Requirements:
Once the pictures are set aside, transcribe the remaining data exactly.

Supplied information:
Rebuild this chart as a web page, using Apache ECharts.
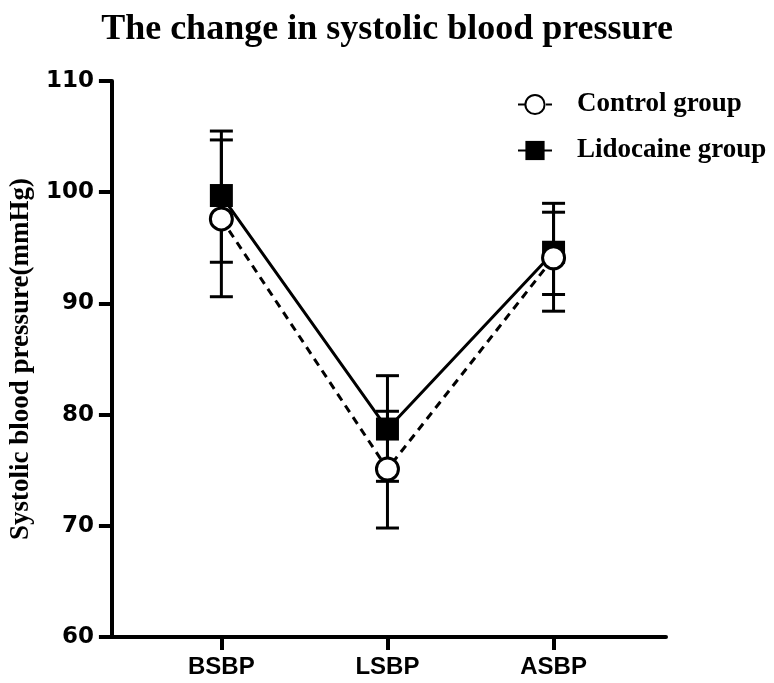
<!DOCTYPE html>
<html>
<head>
<meta charset="utf-8">
<script src="https://cdn.jsdelivr.net/npm/echarts@6/dist/echarts.min.js"></script>
<style>html,body{margin:0;padding:0;background:#fff}#c{width:774px;height:683px}</style>
</head>
<body>
<div id="c"></div>
<script>
const categories = ['BSBP', 'LSBP', 'ASBP'];
const controlMean = [97.6, 75.1, 94.1];
const controlUpper = [104.7, 80.3, 99.0];
const controlLower = [90.6, 69.8, 89.3];
const lidoMean = [99.7, 78.7, 94.6];
const lidoUpper = [105.5, 83.5, 98.2];
const lidoLower = [93.7, 74.0, 90.8];
const yTicks = [60, 70, 80, 90, 100, 110];

const chart = echarts.init(document.getElementById('c'));
const toPts = arr => arr.map((v, i) => [i, v]);
const errData = [];
categories.forEach((c, i) => {
  errData.push([i, controlLower[i], controlUpper[i]]);
  errData.push([i, lidoLower[i], lidoUpper[i]]);
});
const serif = 'Liberation Serif, Times New Roman, serif';
const sans = 'Liberation Sans, Arial, sans-serif';
chart.setOption({
  animation: false,
  title: {
    text: 'The change in systolic blood pressure',
    left: 'center', top: 7,
    textStyle: {fontFamily: serif, fontWeight: 'bold', fontSize: 36, color: '#000'}
  },
  legend: {
    orient: 'vertical', left: 512, top: 86, itemGap: 19,
    itemWidth: 34, itemHeight: 24,
    textStyle: {fontFamily: serif, fontWeight: 'bold', fontSize: 27, color: '#000', padding: [0, 0, 0, 20]},
    data: ['Control group', 'Lidocaine group']
  },
  grid: {left: 109, right: 108, top: 81, bottom: 46, containLabel: false},
  xAxis: {
    type: 'value', min: -0.659, max: 2.677,
    axisLine: {onZero: false, lineStyle: {color: '#000', width: 4}},
    axisTick: {show: true, length: 13, lineStyle: {color: '#000', width: 4}, customValues: [0, 1, 2]},
    axisLabel: {customValues: [0, 1, 2], formatter: v => categories[v], margin: 18,
      fontFamily: sans, fontWeight: 'bold', fontSize: 24, color: '#000'},
    splitLine: {show: false}
  },
  yAxis: {
    type: 'value', min: yTicks[0], max: yTicks[yTicks.length - 1], interval: 10,
    name: 'Systolic blood pressure(mmHg)', nameLocation: 'middle', nameGap: 65,
    nameTextStyle: {fontFamily: serif, fontWeight: 'bold', fontSize: 27, color: '#000'},
    axisLine: {show: true, onZero: false, lineStyle: {color: '#000', width: 4}},
    axisTick: {show: true, length: 13, lineStyle: {color: '#000', width: 4}},
    axisLabel: {margin: 18, fontFamily: 'DejaVu Sans, sans-serif', fontWeight: 'bold', fontSize: 23, color: '#000'},
    splitLine: {show: false}
  },
  series: [
    {
      type: 'custom', z: 1, silent: true,
      data: errData,
      renderItem: (params, api) => {
        const x = api.value(0);
        const lo = api.coord([x, api.value(1)]);
        const hi = api.coord([x, api.value(2)]);
        const hw = 11.5;
        const st = {stroke: '#000', lineWidth: 3};
        return {type: 'group', children: [
          {type: 'line', shape: {x1: lo[0], y1: lo[1], x2: hi[0], y2: hi[1]}, style: st},
          {type: 'line', shape: {x1: lo[0] - hw, y1: lo[1], x2: lo[0] + hw, y2: lo[1]}, style: st},
          {type: 'line', shape: {x1: hi[0] - hw, y1: hi[1], x2: hi[0] + hw, y2: hi[1]}, style: st}
        ]};
      }
    },
    {
      name: 'Lidocaine group', type: 'line', z: 3,
      data: toPts(lidoMean),
      symbol: 'rect', symbolSize: 23,
      itemStyle: {color: '#000', borderColor: '#000', borderWidth: 0},
      lineStyle: {color: '#000', width: 3}
    },
    {
      name: 'Control group', type: 'line', z: 4,
      data: toPts(controlMean),
      symbol: 'circle', symbolSize: 22,
      itemStyle: {color: '#fff', borderColor: '#000', borderWidth: 3},
      lineStyle: {color: '#000', width: 3, type: [8, 6]}
    }
  ]
});
</script>
</body>
</html>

Written answer:
Rebuild this chart as a web page, using Apache ECharts.
<!DOCTYPE html>
<html>
<head>
<meta charset="utf-8">
<script src="https://cdn.jsdelivr.net/npm/echarts@6/dist/echarts.min.js"></script>
<style>html,body{margin:0;padding:0;background:#fff}#c{width:774px;height:683px}</style>
</head>
<body>
<div id="c"></div>
<script>
const categories = ['BSBP', 'LSBP', 'ASBP'];
const controlMean = [97.6, 75.1, 94.1];
const controlUpper = [104.7, 80.3, 99.0];
const controlLower = [90.6, 69.8, 89.3];
const lidoMean = [99.7, 78.7, 94.6];
const lidoUpper = [105.5, 83.5, 98.2];
const lidoLower = [93.7, 74.0, 90.8];
const yTicks = [60, 70, 80, 90, 100, 110];

const chart = echarts.init(document.getElementById('c'));
const toPts = arr => arr.map((v, i) => [i, v]);
const errData = [];
categories.forEach((c, i) => {
  errData.push([i, controlLower[i], controlUpper[i]]);
  errData.push([i, lidoLower[i], lidoUpper[i]]);
});
const serif = 'Liberation Serif, Times New Roman, serif';
const sans = 'Liberation Sans, Arial, sans-serif';
chart.setOption({
  animation: false,
  title: {
    text: 'The change in systolic blood pressure',
    left: 'center', top: 7,
    textStyle: {fontFamily: serif, fontWeight: 'bold', fontSize: 36, color: '#000'}
  },
  legend: {
    orient: 'vertical', left: 512, top: 86, itemGap: 19,
    itemWidth: 34, itemHeight: 24,
    textStyle: {fontFamily: serif, fontWeight: 'bold', fontSize: 27, color: '#000', padding: [0, 0, 0, 20]},
    data: ['Control group', 'Lidocaine group']
  },
  grid: {left: 109, right: 108, top: 81, bottom: 46, containLabel: false},
  xAxis: {
    type: 'value', min: -0.659, max: 2.677,
    axisLine: {onZero: false, lineStyle: {color: '#000', width: 4}},
    axisTick: {show: true, length: 13, lineStyle: {color: '#000', width: 4}, customValues: [0, 1, 2]},
    axisLabel: {customValues: [0, 1, 2], formatter: v => categories[v], margin: 18,
      fontFamily: sans, fontWeight: 'bold', fontSize: 24, color: '#000'},
    splitLine: {show: false}
  },
  yAxis: {
    type: 'value', min: yTicks[0], max: yTicks[yTicks.length - 1], interval: 10,
    name: 'Systolic blood pressure(mmHg)', nameLocation: 'middle', nameGap: 65,
    nameTextStyle: {fontFamily: serif, fontWeight: 'bold', fontSize: 27, color: '#000'},
    axisLine: {show: true, onZero: false, lineStyle: {color: '#000', width: 4}},
    axisTick: {show: true, length: 13, lineStyle: {color: '#000', width: 4}},
    axisLabel: {margin: 18, fontFamily: 'DejaVu Sans, sans-serif', fontWeight: 'bold', fontSize: 23, color: '#000'},
    splitLine: {show: false}
  },
  series: [
    {
      type: 'custom', z: 1, silent: true,
      data: errData,
      renderItem: (params, api) => {
        const x = api.value(0);
        const lo = api.coord([x, api.value(1)]);
        const hi = api.coord([x, api.value(2)]);
        const hw = 11.5;
        const st = {stroke: '#000', lineWidth: 3};
        return {type: 'group', children: [
          {type: 'line', shape: {x1: lo[0], y1: lo[1], x2: hi[0], y2: hi[1]}, style: st},
          {type: 'line', shape: {x1: lo[0] - hw, y1: lo[1], x2: lo[0] + hw, y2: lo[1]}, style: st},
          {type: 'line', shape: {x1: hi[0] - hw, y1: hi[1], x2: hi[0] + hw, y2: hi[1]}, style: st}
        ]};
      }
    },
    {
      name: 'Lidocaine group', type: 'line', z: 3,
      data: toPts(lidoMean),
      symbol: 'rect', symbolSize: 23,
      itemStyle: {color: '#000', borderColor: '#000', borderWidth: 0},
      lineStyle: {color: '#000', width: 3}
    },
    {
      name: 'Control group', type: 'line', z: 4,
      data: toPts(controlMean),
      symbol: 'circle', symbolSize: 22,
      itemStyle: {color: '#fff', borderColor: '#000', borderWidth: 3},
      lineStyle: {color: '#000', width: 3, type: [8, 6]}
    }
  ]
});
</script>
</body>
</html>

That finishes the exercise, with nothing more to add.